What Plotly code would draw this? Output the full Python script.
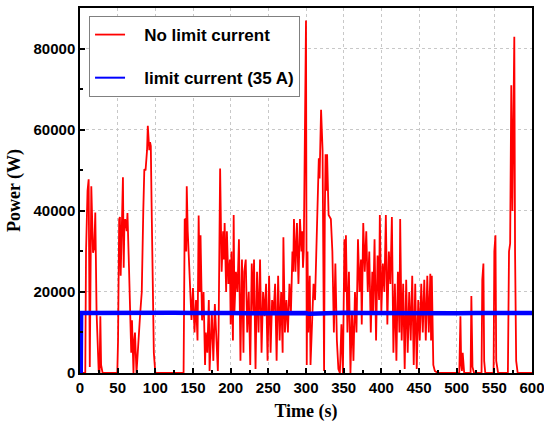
import plotly.graph_objects as go

# Red series: no current limit (time s, power W)
red_time = [0, 7, 8, 10, 11.5, 13, 15, 17.3, 19, 20.3, 22, 24.8, 26, 27, 28, 30, 49.5,
            50.5, 52, 53, 54, 55, 56, 57, 58, 59, 60, 62, 63, 65, 67, 68, 69, 70, 71, 72, 73, 75,
            77, 79, 80, 82, 84, 85.4, 87, 88, 89, 90, 92, 93, 94, 95, 96, 98, 100, 137.5,
            139, 140, 141, 141.7, 143, 144, 146, 148, 150, 152, 154, 156, 157.5, 159, 160, 162,
            164, 166, 167, 169, 171, 172, 175, 177, 179, 181, 183, 184, 186, 188, 190, 191, 192,
            194, 195, 197, 199, 200, 201, 203, 204, 205, 207, 209, 211, 213, 215, 217, 218, 220,
            222, 224, 226, 228, 230, 231, 233, 235, 237, 239, 241, 243, 245, 247, 249, 251, 253,
            255, 257, 259, 261, 263, 265, 267, 269, 270, 272, 274, 276, 278, 280, 282, 283, 284,
            286, 288, 290, 292, 294, 295, 296, 297, 299, 300, 301, 302, 303, 305, 306, 308, 310,
            312, 313, 315, 317, 318, 320, 322, 323, 324, 325, 326, 327, 328, 330, 333, 335, 337,
            339, 341, 343, 345, 347, 349, 351, 352, 353, 355, 357, 359, 361, 363, 365, 367, 369,
            371, 373, 374, 376, 378, 380, 382, 384, 386, 388, 389, 391, 393, 395, 397, 398, 400,
            402, 404, 406, 408, 410, 412, 414, 416, 418, 420, 422, 424, 425, 427, 429, 431, 433,
            435, 437, 439, 441, 443, 445, 447, 449, 451, 453, 455, 457, 459, 461, 463, 465, 466,
            467, 469, 471, 475, 503.5, 505, 506, 507, 508, 510, 518.5, 519.5, 521, 523, 533, 534,
            535.5, 536.5, 538, 549, 550, 551.5, 552.5, 555, 568, 569.5, 571, 572.5, 574, 575.5,
            576.5, 577.5, 579, 581, 600]
red_power = [0, 0, 30000, 45000, 47800, 1500, 46100, 29700, 31000, 39600, 15000, 500, 0, 14000, 2000, 0, 0,
             8000, 38000, 38500, 24000, 39000, 40000, 48300, 26000, 37000, 38000, 35000, 39500, 26300, 15000, 5000, 13000, 2000, 0, 8000, 10000, 0,
             5000, 12000, 15000, 20000, 40000, 50300, 50000, 52000, 55000, 61000, 55000, 57000, 56000, 42000, 30000, 5000, 0, 0,
             37900, 38000, 30000, 46100, 35000, 30000, 22000, 13100, 21000, 10000, 18000, 8000, 38900, 20000, 34000, 13000,
             20000, 2000, 10000, 5000, 18000, 500, 15000, 3000, 17000, 10000, 500, 11000, 50500, 25000, 35000, 28000, 37000,
             20000, 35000, 22000, 28000, 12000, 30000, 8000, 39000, 15000, 25000, 20000, 33000, 3000, 28000, 5000, 25000, 28000,
             10000, 20000, 2000, 27000, 15000, 28000, 1000, 25000, 10000, 28000, 5000, 20000, 14000, 22000, 3000, 24000, 5000,
             18000, 15000, 22000, 3000, 24000, 8000, 20000, 5000, 33500, 10000, 18000, 10000, 22000, 15000, 30000, 25000, 38000,
             25000, 37000, 22000, 38000, 30000, 35000, 26000, 30000, 72000, 87000, 2000, 30000, 10000, 24000, 2000, 15000, 22000,
             18000, 24000, 42000, 53000, 48000, 65000, 55000, 20000, 500, 40000, 54000, 45000, 54000, 39000, 38000, 30000, 10000,
             27000, 8000, 1000, 0, 12000, 0, 33000, 20000, 34000, 10000, 25000, 0, 15000, 3000, 20000, 10000, 33000,
             20000, 28000, 12000, 37000, 25000, 35000, 20000, 30000, 10000, 25000, 15000, 33000, 8000, 29000, 18000, 39000, 15000,
             27000, 20000, 39000, 12000, 30000, 22000, 38500, 5000, 22000, 3000, 25000, 10000, 38000, 8000, 22000, 1000, 23000,
             5000, 20000, 8000, 24000, 2000, 22000, 1000, 18000, 8000, 22000, 10000, 23000, 8000, 24000, 10000, 24500, 8000,
             24000, 2000, 500, 0, 0, 14000, 2000, 500, 5000, 0, 0, 19000, 1500, 0, 0, 23000,
             27000, 3000, 0, 0, 30000, 34000, 3000, 0, 0, 30000, 32000, 71000, 40000, 60000,
             83000, 30000, 3000, 0, 0]

# Blue series: limited current (35 A)
blue_time = [0, 1, 1.5, 25, 50, 75, 100, 125, 150, 175, 200, 225, 250, 275, 300, 304, 325, 350,
             375, 400, 425, 450, 475, 500, 525, 550, 575, 600]
blue_power = [0, 0, 14800, 14850, 14800, 14750, 14800, 14850, 14800, 14900, 14800, 14750, 14800,
              14850, 14800, 14600, 14800, 14900, 14800, 14750, 14850, 14800, 14800, 14750, 14800,
              14700, 14800, 14800]

x_ticks = [0, 50, 100, 150, 200, 250, 300, 350, 400, 450, 500, 550, 600]
y_ticks = [0, 20000, 40000, 60000, 80000]

PAD = "\u00a0\u00a0\u00a0"

fig = go.Figure()
fig.add_trace(go.Scatter(x=red_time, y=red_power, mode="lines", name=PAD + "No limit current",
                         line=dict(color="#ff0000", width=1.8), legendgroup="a"))
fig.add_trace(go.Scatter(x=blue_time, y=blue_power, mode="lines", showlegend=False,
                         line=dict(color="#0000ff", width=4.5), legendgroup="b"))
# legend entry for the blue series (thin sample line like the reference)
fig.add_trace(go.Scatter(x=[None], y=[None], mode="lines", name=PAD + "limit current (35 A)",
                         line=dict(color="#0000ff", width=2), legendgroup="b"))

tickfont = dict(family="Liberation Sans, Arial", size=15, color="black", weight="bold")
titlefont = dict(family="Liberation Serif, Times New Roman", size=18, color="black", weight="bold")

fig.update_layout(
    width=544, height=428,
    margin=dict(l=80, r=12, t=8, b=55),
    plot_bgcolor="white", paper_bgcolor="white",
    showlegend=True,
    legend=dict(x=0.02, y=0.978, xanchor="left", yanchor="top",
                bgcolor="white", bordercolor="#808080", borderwidth=1,
                font=dict(family="Liberation Sans, Arial", size=17, color="black", weight="bold"),
                tracegroupgap=18, traceorder="grouped"),
    xaxis=dict(range=[0, 600], tickvals=x_ticks, ticks="inside", ticklen=5, tickwidth=1.5,
               tickcolor="black", showline=True, linecolor="black", linewidth=1.5, mirror=True,
               showgrid=True, gridcolor="#c8c8c8", griddash="dot", gridwidth=1,
               tickfont=tickfont, zeroline=False, ticklabeloverflow="allow", automargin=False,
               minor=dict(tickvals=list(range(25, 600, 50)), ticks="inside", ticklen=3,
                          tickcolor="black", showgrid=False),
               title=dict(text="Time (s)", font=titlefont, standoff=10)),
    yaxis=dict(range=[0, 90100], tickvals=y_ticks, tickformat="d", ticks="inside", ticklen=5,
               tickwidth=1.5, tickcolor="black", showline=True, linecolor="black", linewidth=1.5,
               mirror=True, showgrid=True, gridcolor="#c8c8c8", griddash="dot", gridwidth=1,
               tickfont=tickfont, zeroline=False, automargin=False,
               minor=dict(tickvals=[10000, 30000, 50000, 70000], ticks="inside", ticklen=3,
                          tickcolor="black", showgrid=False),
               title=dict(text="Power (W)", font=titlefont, standoff=8)),
)

fig.write_html("out.html")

☆ ☆ ☆ ☆ ☆ ☆ ☆

Your objective: Extract the lines exactly, please: the first line of the listing, the line with "import plotly.graph_objects as go", and every line between them, but no pictures.

Answer:
What Plotly code would draw this? Output the full Python script.
import plotly.graph_objects as go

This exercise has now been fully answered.